Я много лет работал над «Бесами», потом я думал делать «Записки из Мертвого дома». Я очень люблю его все романы: «Братья Карамазовы», «Идиот», я думал даже о спектакле просто по одной главе — это о Великом инквизиторе «Легенда о Великом инквизиторе».
Именно сейчас я чувствую себя ближе к Достоевскому, чем в прошлом… По многим причинам. Из-за его мировоззрения, из-за его нравственных основ, его прогнозов каких-то, предчувствий, его бесстрашия заглянуть внутрь себя. За его глубокую сердечность, сострадание к детям, к людям.
… Я не понимаю: почему всех смущает прекрасная простая мысль, что нужно непременно с себя начинать? Есть старая пословица: «В чужом глазу соломинку ты видишь, а у себя не видишь и бревна». Еще всякие стихи есть неприличные на эту тему, начиная даже с Пушкина.

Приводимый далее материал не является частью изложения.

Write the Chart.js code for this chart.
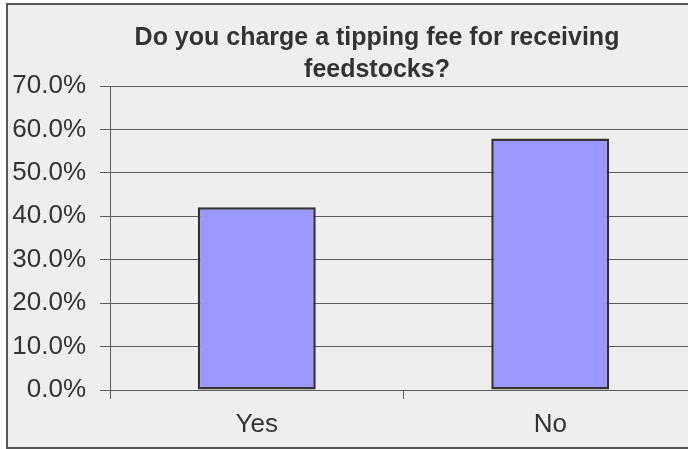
<!DOCTYPE html>
<html>
<head>
<meta charset="utf-8">
<script src="https://cdn.jsdelivr.net/npm/chart.js@4"></script>
<style>
  html, body { margin: 0; padding: 0; background: #ffffff; overflow: hidden; width: 688px; height: 449px; }
  #frame { position: absolute; left: 6px; top: 3px; width: 682px; height: 442px; background: #eeeeee;
           border: 2px solid #555555; border-right: none; }
  #wrap { position: absolute; left: 0; top: 0; width: 754px; height: 449px; }
</style>
</head>
<body>
<div id="frame"></div>
<div id="wrap"><canvas id="feeChart" width="754" height="449"></canvas></div>
<script>
const categories = ['Yes', 'No'];
const responseShare = [42.1, 57.9];
const yTicks = [0, 10, 20, 30, 40, 50, 60, 70];

const font = "'Liberation Sans', Arial, sans-serif";

new Chart(document.getElementById('feeChart').getContext('2d'), {
    type: 'bar',
    data: {
        labels: categories,
        datasets: [{
            data: responseShare,
            backgroundColor: '#9999ff',
            borderColor: '#333333',
            borderWidth: 2.5,
            borderSkipped: false,
            categoryPercentage: 1,
            barPercentage: 0.402
        }]
    },
    options: {
        responsive: false,
        animation: false,
        layout: { padding: 0 },
        plugins: {
            legend: { display: false },
            tooltip: { enabled: false },
            title: {
                display: true,
                text: ['Do you charge a tipping fee for receiving', 'feedstocks?'],
                color: '#333333',
                font: { family: font, size: 25, weight: 'bold', lineHeight: 1.28 },
                padding: { top: 22, bottom: 0 }
            }
        },
        scales: {
            x: {
                afterFit: scale => { scale.height = 59; },
                grid: {
                    offset: true,
                    drawOnChartArea: false,
                    color: '#5c5c5c',
                    tickLength: 9
                },
                border: { color: '#5c5c5c' },
                ticks: {
                    color: '#333333',
                    font: { family: font, size: 26 },
                    padding: 10
                }
            },
            y: {
                min: 0,
                max: 70,
                afterFit: scale => { scale.width = 110; },
                afterBuildTicks: scale => {
                    scale.ticks = yTicks.map(v => ({ value: v }));
                },
                grid: {
                    color: '#5c5c5c',
                    tickLength: 10
                },
                border: { color: '#5c5c5c' },
                ticks: {
                    color: '#333333',
                    font: { family: font, size: 26 },
                    padding: 14,
                    callback: value => value.toFixed(1) + '%'
                }
            },
            // empty right-hand axis: reserves space so the plot ends at the same place
            // while the title stays centred on the whole canvas
            spacer: {
                type: 'linear',
                position: 'right',
                afterFit: scale => { scale.width = 57; },
                grid: { display: false },
                border: { display: false },
                ticks: { display: false }
            }
        }
    }
});
</script>
</body>
</html>
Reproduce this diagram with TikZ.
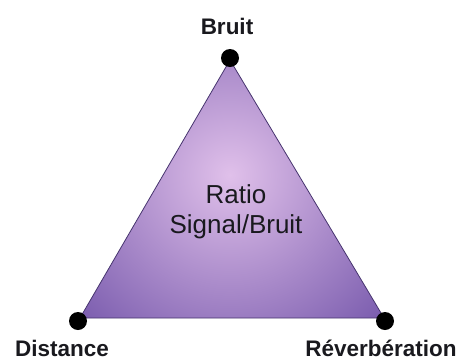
\documentclass[tikz,border=0pt]{standalone}
\usepackage{fontspec}
\setmainfont{Liberation Sans}
\definecolor{triout}{RGB}{112,82,168}
\definecolor{triin}{RGB}{224,192,234}
\definecolor{triedge}{RGB}{70,52,110}
\definecolor{txt}{RGB}{25,25,30}
\tikzset{
  vdot/.style={circle,fill=black,inner sep=0pt,minimum size=18pt},
  vlabel/.style={font=\fontsize{22.5}{24}\selectfont\bfseries,text=txt,inner sep=0pt,anchor=base},
  ctext/.style={font=\fontsize{26}{30}\selectfont,text=txt,align=center,inner sep=0pt}
}
\begin{document}
\begin{tikzpicture}[x=1pt,y=-1pt]
\useasboundingbox (0,0) rectangle (461,360);
\coordinate (T) at (230,60);
\coordinate (L) at (80,318);
\coordinate (R) at (384,318);
\begin{scope}
\clip (T) -- (L) -- (R) -- cycle;
\shade[inner color=triin,outer color=triout] (230,175) circle (230);
\end{scope}
\draw[triedge,line width=0.8pt,line join=round] (T) -- (L) -- (R) -- cycle;
\node[vdot] (dT) at (230,58) {};
\node[vdot] (dL) at (78,321) {};
\node[vdot] (dR) at (385,321) {};
\node[vlabel] (lT) at (227,34) {Bruit};
\node[vlabel] (lL) at (62,356) {Distance};
\node[vlabel] (lR) at (381,356) {Réverbération};
\node[ctext] (c) at (236,212) {Ratio\\Signal/Bruit};
\end{tikzpicture}
\end{document}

Пушкин хулиган был. У него очень много хулиганской поэзии. Есть неприличные варианты про дам.
И в Англии такой же разговор был. Я говорю: «Так написал Достоевский, это его христианские убеждения. И не только его. Весь Толстой на этом, на этом Ганди — почему это такой протест у вас вызывает?»
Достоевский считал, что если художник не страдает, он не может постичь страданий других, и что только страдание делает человека человеком. Может, и советское правительство так начиталась Достоевского, что решило, чтобы весь советский народ, вдоволь настрадавшись, построил бы что-нибудь уникальное — шутка!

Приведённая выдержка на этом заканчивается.